In other news, I found out firsthand that “even the best made plans go awry.” We biked out to the northern edge of our area, where farms start appearing every few minutes and people do double takes when they see you, almost crashing their tiny trucks as they stare at you. We had an appointment later in the day, but before we stopped by the homes of some people we knew to pay a brief visit.

However, one of the elderly women who we visited around 1:30, upon hearing our appointment was at three, assumed we would stay to visit until that time, and we could not deny this adorable old woman. So we ended up feasting on chocolates and persimmons from her garden, watching a 15-year-old cat glare at us while he peed on a litter box on the couch next to us, and being treated to a hula performance (wearing a skirt and all!) by this 80-something year old sister. If I were half as energetic as she is when I’m her age I would be lucky. She also gave me three books on Japanese floral arrangements (Meri they’re coming your way soon!). I’m amazed how kind and giving people are here, it’s amazing and overwhelming.

Around three she insisted on driving ahead of us to lead us to the home of the family we had an appointment with. However, as we arrived and she was turning her car around to leave, her tire was punctured! Out of the kindness of his heart, a Sri Lankan man stopped his car and came over to see what was the matter. Thinking he was from the insurance company she had just called, our friend asked him: “Will you change this tire?”

The man, perplexed, replied “Umm…. No?” She said: “Well I can’t change it!” And then, followed by an awkward silence, everyone realized he was just a random man and not who we had assumed.

So then we enlisted the help of a neighbor who happened to be outside smoking to help us, and all was well. 

The house we taught at was traditionally Japanese, I loved it! 
Forgive the poor picture quality…

This week I also realized how life saving promptings from the Holy Spirit can be. We bike past a blind T-intersection in an industrial area every day, and there is a mirror so that you can see if anyone is coming from the right before turning (reversed road directions, remember?). Because there’s no real stop sign, usually I just look in the mirror and then go. This one day, however, as I was about to bike through the intersection, I had a sudden prompting that I should stop and wait. I had only paused for a second when a car sped by from the left in the wrong lane through the blind corner, so that if I hadn’t stopped it definitely would have hit me before it had time to stop. I’m more and more grateful for the promptings and inspiration we receive every day as missionaries. If they didn’t occur, or if I didn’t listen, I might not be here to send this email! Suffice to say, I’ve been a lot more careful while biking since then. 

On a side note, the manhole covers in Japan are way fun! 
They differ depending on the city and prefecture you are in! More to come…

On Sunday I was informed that I had to give a talk in front of the entire congregation. They had told me weeks before, but I completely forgot.
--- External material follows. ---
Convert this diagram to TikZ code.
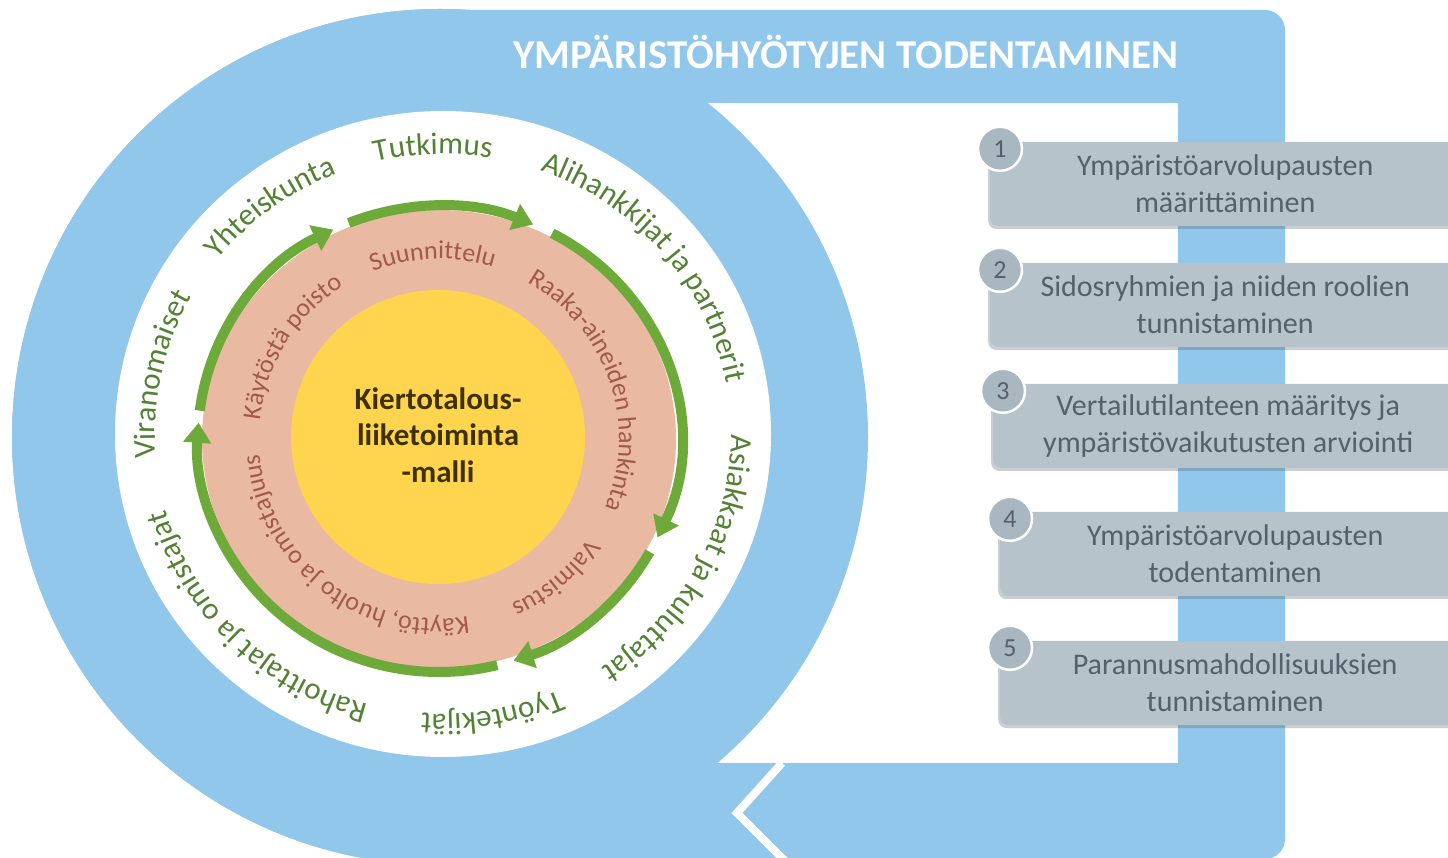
\documentclass[tikz,border=0pt]{standalone}
\usepackage{fontspec}
\setmainfont{Carlito}
\usetikzlibrary{arrows.meta,decorations.text,shadows}

\definecolor{ringblue}{HTML}{91C7EA}
\definecolor{diskpink}{HTML}{EAB9A1}
\definecolor{coreyellow}{HTML}{FFD44F}
\definecolor{arrowgreen}{HTML}{6DAA3A}
\definecolor{stakegreen}{HTML}{548235}
\definecolor{phasebrown}{HTML}{A05A48}
\definecolor{coretext}{HTML}{3F3000}
\definecolor{stepgray}{HTML}{B7C3CB}
\definecolor{dotgray}{HTML}{A9B7C1}
\definecolor{steptext}{HTML}{56606A}

\newcommand{\stakefont}{\fontsize{31}{31}\selectfont\color{stakegreen}}
\newcommand{\phasefont}{\fontsize{26}{26}\selectfont\color{phasebrown}}

\begin{document}
\begin{tikzpicture}
        [x=1pt,y=1pt,
        cyclearrow/.style={draw=arrowgreen,line width=10pt,-{Triangle[length=20pt,width=27pt]}},
        stake/.style={decorate,decoration={text along path,text align=center,text={|\stakefont|#1}}},
        phase/.style={decorate,decoration={text along path,text align=center,text={|\phasefont|#1}}},
        stepbox/.style={rounded corners=8pt,fill=stepgray,minimum width=470pt,minimum height=84pt,
          anchor=west,align=center,text=steptext,font=\fontsize{30}{37}\selectfont,
          drop shadow={shadow xshift=-2pt,shadow yshift=-3pt,fill=steptext,opacity=0.3}},
        stepdot/.style={circle,fill=dotgray,draw=white,line width=2.5pt,minimum size=44pt,
          inner sep=0pt,text=steptext,font=\fontsize{26}{26}\selectfont}]
        \useasboundingbox (0,0) rectangle (1448,857);
        \clip (0,0) rectangle (1448,857);

        \fill[ringblue] (440,420) circle[radius=428pt];
        \fill[ringblue,rounded corners=20pt] (440,-2) rectangle (1285,847);
        \fill[white] (600,94) rectangle (1178,754);
        \fill[ringblue] (440,420) circle[radius=428pt];
        \draw[white,line width=8pt] (782,94) -- (737,44) -- (787,-6);

        \fill[white] (443,423) ellipse[x radius=328pt,y radius=323pt];
        \fill[diskpink] (439,418) ellipse[x radius=237pt,y radius=229pt];
        \fill[coreyellow] (438,420) circle[radius=147pt];

        \foreach \a/\b in {173/116,112/67,62/-25,-29/-72,-76/-184}
        {\draw[cyclearrow] (439,418) ++(\a:241pt and 233pt) arc[start angle=\a,end angle=\b,x radius=241pt,y radius=233pt];}

        \path[stake={Tutkimus}] (443,423) ++(152:288pt and 280pt) arc[start angle=152,end angle=32,x radius=288pt,y radius=280pt];
        \path[stake={Yhteiskunta}] (443,423) ++(187:288pt and 280pt) arc[start angle=187,end angle=67,x radius=288pt,y radius=280pt];
        \path[stake={Viranomaiset}] (443,423) ++(228:288pt and 280pt) arc[start angle=228,end angle=108,x radius=288pt,y radius=280pt];
        \path[stake={Alihankkijat ja partnerit}] (443,423) ++(100:288pt and 280pt) arc[start angle=100,end angle=-20,x radius=288pt,y radius=280pt];
        \path[stake={Asiakkaat ja kuluttajat}] (443,423) ++(32:288pt and 280pt) arc[start angle=32,end angle=-88,x radius=288pt,y radius=280pt];
        \path[stake={Työntekijät}] (443,423) ++(-20:288pt and 280pt) arc[start angle=-20,end angle=-140,x radius=288pt,y radius=280pt];
        \path[stake={Rahoittajat ja omistajat}] (443,423) ++(-75:288pt and 280pt) arc[start angle=-75,end angle=-195,x radius=288pt,y radius=280pt];

        \path[phase={Suunnittelu}] (439,418) ++(152:180pt) arc[start angle=152,end angle=32,radius=180pt];
        \path[phase={Raaka-aineiden hankinta}] (439,418) ++(79:180pt) arc[start angle=79,end angle=-41,radius=180pt];
        \path[phase={Valmistus}] (439,418) ++(10:180pt) arc[start angle=10,end angle=-110,radius=180pt];
        \path[phase={Käyttö, huolto ja omistajuus}] (439,418) ++(-68:180pt) arc[start angle=-68,end angle=-188,radius=180pt];
        \path[phase={Käytöstä poisto}] (439,418) ++(208:180pt) arc[start angle=208,end angle=88,radius=180pt];

        \node[font=\bfseries\fontsize{31}{36.5}\selectfont,text=coretext,align=center] (core) at (438,422)
          {Kiertotalous-\\liiketoiminta\\-malli};

        \node[font=\bfseries\fontsize{41}{41}\selectfont,text=white] (title) at (846,805) {YMPÄRISTÖHYÖTYJEN TODENTAMINEN};

        \foreach \i/\xl/\yc/\txt in {1/990/673/{Ympäristöarvolupausten\\määrittäminen},
          2/990/552/{Sidosryhmien ja niiden roolien\\tunnistaminen},
          3/993/431/{Vertailutilanteen määritys ja\\ympäristövaikutusten arviointi},
          4/1000/303/{Ympäristöarvolupausten\\todentaminen},
          5/1000/174/{Parannusmahdollisuuksien\\tunnistaminen}}
        {\node[stepbox] (step\i) at (\xl,\yc) {\txt};
         \node[stepdot] (dot\i) at ([xshift=10pt,yshift=-7pt]step\i.north west) {\i};}
\end{tikzpicture}
\end{document}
Even as I got up to speak I wasn’t really sure what I would talk about, but apparently it went well because afterwards one person wrote me a thank you note, and the Bishop thanked me for my insights (I ended up talking about repentance being for anyone, not just those who have made enormous mistakes but those who want to improve daily). If I had been asked to do this even a month ago the results would have been really questionable.